- **Set exercise**
Emit the data below verbatim, stripping out any pictures.

- **Dataset content**

** Begin **

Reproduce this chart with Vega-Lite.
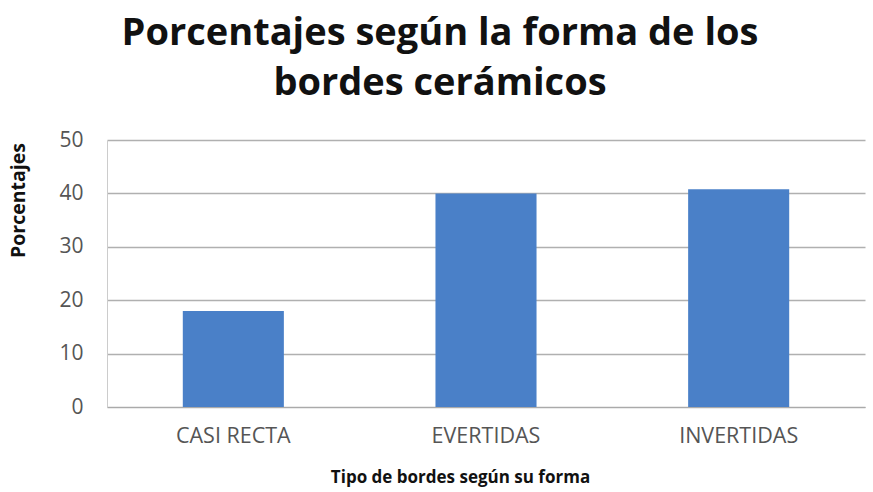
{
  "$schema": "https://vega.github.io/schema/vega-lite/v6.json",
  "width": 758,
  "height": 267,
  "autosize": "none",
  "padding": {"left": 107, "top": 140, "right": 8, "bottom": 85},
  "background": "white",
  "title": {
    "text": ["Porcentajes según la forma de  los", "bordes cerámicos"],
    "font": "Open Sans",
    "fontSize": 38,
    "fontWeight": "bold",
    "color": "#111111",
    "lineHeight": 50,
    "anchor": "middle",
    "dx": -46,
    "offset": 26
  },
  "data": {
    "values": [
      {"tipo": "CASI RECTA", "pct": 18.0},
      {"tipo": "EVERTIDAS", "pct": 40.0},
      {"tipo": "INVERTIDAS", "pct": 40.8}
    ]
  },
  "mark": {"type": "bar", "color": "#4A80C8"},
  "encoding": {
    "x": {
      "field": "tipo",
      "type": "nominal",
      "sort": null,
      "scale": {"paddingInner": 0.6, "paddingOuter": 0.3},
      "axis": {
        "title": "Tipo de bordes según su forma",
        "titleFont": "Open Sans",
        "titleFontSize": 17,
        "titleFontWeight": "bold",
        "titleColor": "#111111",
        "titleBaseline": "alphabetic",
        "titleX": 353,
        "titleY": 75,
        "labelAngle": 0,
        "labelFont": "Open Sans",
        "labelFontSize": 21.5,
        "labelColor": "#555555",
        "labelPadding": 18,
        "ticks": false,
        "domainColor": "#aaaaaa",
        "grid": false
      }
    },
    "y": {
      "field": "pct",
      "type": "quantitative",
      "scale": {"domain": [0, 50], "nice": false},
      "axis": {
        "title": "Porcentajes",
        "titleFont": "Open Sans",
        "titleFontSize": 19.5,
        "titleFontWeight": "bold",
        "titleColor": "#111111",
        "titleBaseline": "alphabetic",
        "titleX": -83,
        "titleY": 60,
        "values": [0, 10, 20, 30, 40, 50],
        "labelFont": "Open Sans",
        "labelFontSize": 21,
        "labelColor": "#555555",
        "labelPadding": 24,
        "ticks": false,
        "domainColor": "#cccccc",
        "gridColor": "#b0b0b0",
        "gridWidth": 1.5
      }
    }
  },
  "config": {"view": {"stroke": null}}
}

** End **

- **Exercise answer**
Reproduce this chart with Vega-Lite.
{
  "$schema": "https://vega.github.io/schema/vega-lite/v6.json",
  "width": 758,
  "height": 267,
  "autosize": "none",
  "padding": {"left": 107, "top": 140, "right": 8, "bottom": 85},
  "background": "white",
  "title": {
    "text": ["Porcentajes según la forma de  los", "bordes cerámicos"],
    "font": "Open Sans",
    "fontSize": 38,
    "fontWeight": "bold",
    "color": "#111111",
    "lineHeight": 50,
    "anchor": "middle",
    "dx": -46,
    "offset": 26
  },
  "data": {
    "values": [
      {"tipo": "CASI RECTA", "pct": 18.0},
      {"tipo": "EVERTIDAS", "pct": 40.0},
      {"tipo": "INVERTIDAS", "pct": 40.8}
    ]
  },
  "mark": {"type": "bar", "color": "#4A80C8"},
  "encoding": {
    "x": {
      "field": "tipo",
      "type": "nominal",
      "sort": null,
      "scale": {"paddingInner": 0.6, "paddingOuter": 0.3},
      "axis": {
        "title": "Tipo de bordes según su forma",
        "titleFont": "Open Sans",
        "titleFontSize": 17,
        "titleFontWeight": "bold",
        "titleColor": "#111111",
        "titleBaseline": "alphabetic",
        "titleX": 353,
        "titleY": 75,
        "labelAngle": 0,
        "labelFont": "Open Sans",
        "labelFontSize": 21.5,
        "labelColor": "#555555",
        "labelPadding": 18,
        "ticks": false,
        "domainColor": "#aaaaaa",
        "grid": false
      }
    },
    "y": {
      "field": "pct",
      "type": "quantitative",
      "scale": {"domain": [0, 50], "nice": false},
      "axis": {
        "title": "Porcentajes",
        "titleFont": "Open Sans",
        "titleFontSize": 19.5,
        "titleFontWeight": "bold",
        "titleColor": "#111111",
        "titleBaseline": "alphabetic",
        "titleX": -83,
        "titleY": 60,
        "values": [0, 10, 20, 30, 40, 50],
        "labelFont": "Open Sans",
        "labelFontSize": 21,
        "labelColor": "#555555",
        "labelPadding": 24,
        "ticks": false,
        "domainColor": "#cccccc",
        "gridColor": "#b0b0b0",
        "gridWidth": 1.5
      }
    }
  },
  "config": {"view": {"stroke": null}}
}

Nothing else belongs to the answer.